On March 4, 2020, New Mexico Governor Michelle Lujan Grisham signed into law House Bill 21, a bipartisan measure that limits the use of nondisclosure agreements (NDAs) in sexual misconduct cases. With the law’s enactment, New Mexico joins the growing number of states—including California, Illinois, New Jersey, New York, Oregon, and Washington—that restrict the use of confidentiality provisions in settlement agreements involving harassment and discrimination claims.

Through an NDA provision, the parties to a private settlement agree that they—or one of them—will not disclose certain types of information. For example, an NDA might restrict the parties from discussing the settlement amount or the facts that gave rise to the claim. New Mexico’s law prohibits employers from requiring NDAs addressing the latter while making clear that it is not intended to prohibit the former.

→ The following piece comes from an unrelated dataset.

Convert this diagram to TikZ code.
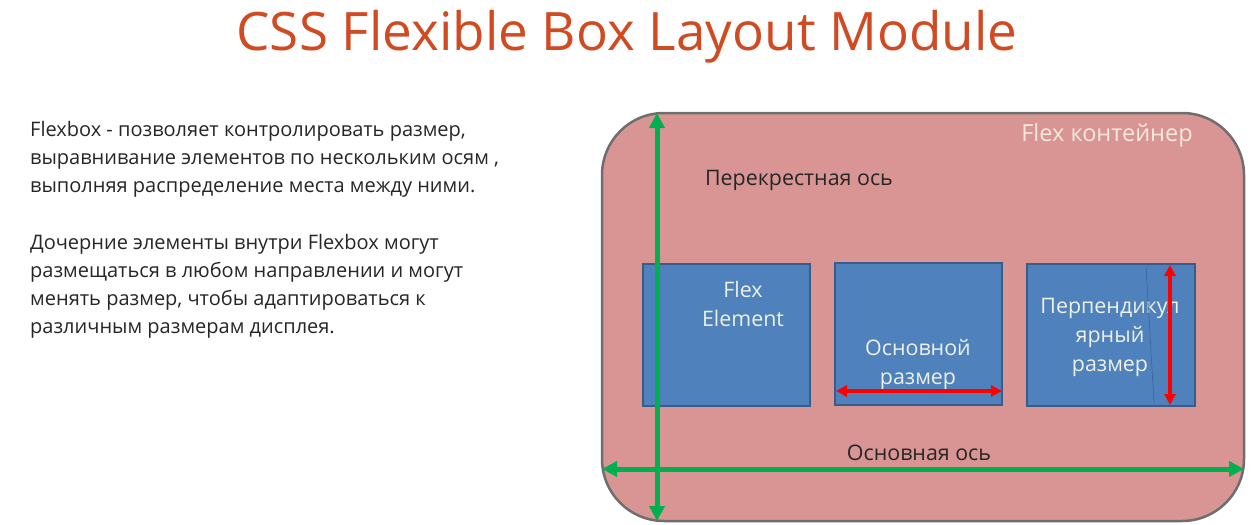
\documentclass[tikz,border=0pt]{standalone}
\usepackage{fontspec}
\setmainfont{Open Sans}
\usetikzlibrary{arrows.meta}
\definecolor{titlecol}{HTML}{D04A22}
\definecolor{boxfill}{HTML}{D99594}
\definecolor{boxedge}{HTML}{6E6E6E}
\definecolor{elfill}{HTML}{4F81BD}
\definecolor{eledge}{HTML}{385D8A}
\definecolor{axisgreen}{HTML}{00B050}
\definecolor{lighttext}{HTML}{EEF0E0}
\definecolor{beige}{HTML}{F4E9DA}
\tikzset{
  x=1pt, y=-1pt,
  element/.style={draw=eledge, line width=2pt, fill=elfill},
  axis/.style={draw=axisgreen, line width=5pt, {Triangle[length=15pt,width=15pt]}-{Triangle[length=15pt,width=15pt]}},
  sizearrow/.style={draw=red, line width=3.2pt, {Triangle[length=11pt,width=11pt]}-{Triangle[length=11pt,width=11pt]}},
  eltext/.style={text=lighttext, font=\fontsize{21.4}{29}\selectfont, align=center},
  plain/.style={font=\fontsize{20}{28}\selectfont, text=black!85, inner sep=0pt},
  label/.style={font=\fontsize{21.4}{28}\selectfont, text=black!85, inner sep=0pt}
}
\begin{document}
\begin{tikzpicture}
\useasboundingbox (0,0) rectangle (1254,525);
% title
\node[text=titlecol, font=\fontsize{53}{60}\selectfont, inner sep=0pt] (title) at (627,37) {CSS Flexible Box Layout Module};
% description
\node[plain, anchor=north west, align=left] (desc) at (30,121)
 {Flexbox - позволяет контролировать размер,\\
  выравнивание элементов по нескольким осям ,\\
  выполняя распределение места между ними.\\[29pt]
  Дочерние элементы внутри Flexbox могут\\
  размещаться в любом направлении и могут\\
  менять размер, чтобы адаптироваться к\\
  различным размерам дисплея.};
% flex container
\node[draw=boxedge, line width=2.5pt, fill=boxfill, rounded corners=62pt,
      minimum width=642pt, minimum height=408pt, inner sep=0pt] (cont) at (923,317) {};
\node[text=beige, font=\fontsize{23.5}{24}\selectfont, inner sep=0pt] (contlbl) at (1107,135) {Flex контейнер};
\node[label] (crosslbl) at (799,180) {Перекрестная ось};
\node[label] (mainlbl) at (919,453) {Основная ось};
% flex elements
\node[element, minimum width=167pt, minimum height=142pt, inner sep=0pt] (e1) at (726.5,335) {};
\node[element, minimum width=167pt, minimum height=142pt, inner sep=0pt] (e2) at (918.5,334) {};
\node[element, minimum width=168pt, minimum height=142pt, inner sep=0pt] (e3) at (1111,335) {};
\node[eltext] (t1) at (743,304) {Flex\\Element};
\node[eltext] (t2) at (918,364) {Основной\\размер};
\node[eltext] (t3) at (1110,337) {Перпендикул\\ярный\\размер};
% faint guide inside the third element
\coordinate (g1) at (1146,266);
\coordinate (g2) at (1154,403);
\draw[eledge!80!elfill, line width=0.6pt] (g1) -- (g2);
% size arrows
\coordinate (ms1) at (836,391);
\coordinate (ms2) at (1002,391);
\coordinate (cs1) at (1170,265);
\coordinate (cs2) at (1170,405);
\draw[sizearrow] (ms1) -- (ms2);
\draw[sizearrow] (cs1) -- (cs2);
% axes
\coordinate (ca1) at (657,113);
\coordinate (ca2) at (657,521);
\coordinate (ma1) at (602,469);
\coordinate (ma2) at (1244,469);
\draw[axis] (ca1) -- (ca2);
\draw[axis] (ma1) -- (ma2);
\end{tikzpicture}
\end{document}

The move by state legislatures to limit NDAs began in response to the #MeToo movement, which started as an outcry against sexual harassment and assault, as well as a call for greater transparency to prevent abuses of power. Consistent with the underlying impetus for the #MeToo movement, legislative prohibitions on NDAs have largely been limited to the use of NDAs in the settlement of claims of sexual harassment and assault. Notably, the New Mexico law goes beyond that.

New Mexico’s law not only prohibits employers from requiring employees to sign NDAs covering the facts giving rise to claims of sexual harassment or assault, it also prohibits employers from requiring such NDAs when settling discrimination or retaliation claims. And the breadth of the law’s prohibition extends beyond claims arising from incidents occurring solely in the workplace to claims premised on “work-related event[s] coordinated by or through the employer.” The New Mexico law provides that an NDA may cover the facts giving rise to an employee’s claims or facts that could lead to the identification of a settling employee only if the employee makes such a request. Absent such a request, or a requirement that disclosure “be made in a judicial, administrative or other governmental proceeding pursuant to a valid subpoena or other applicable order,” the prohibition stands.

The law will take effect on May 20, 2020, and will apply to agreements entered into between an employer and a current or former employee on or after that date. With the approach of the law’s effective date, employers may want to consider reviewing template settlement agreements currently in use and modifying terms as needed to ensure compliance.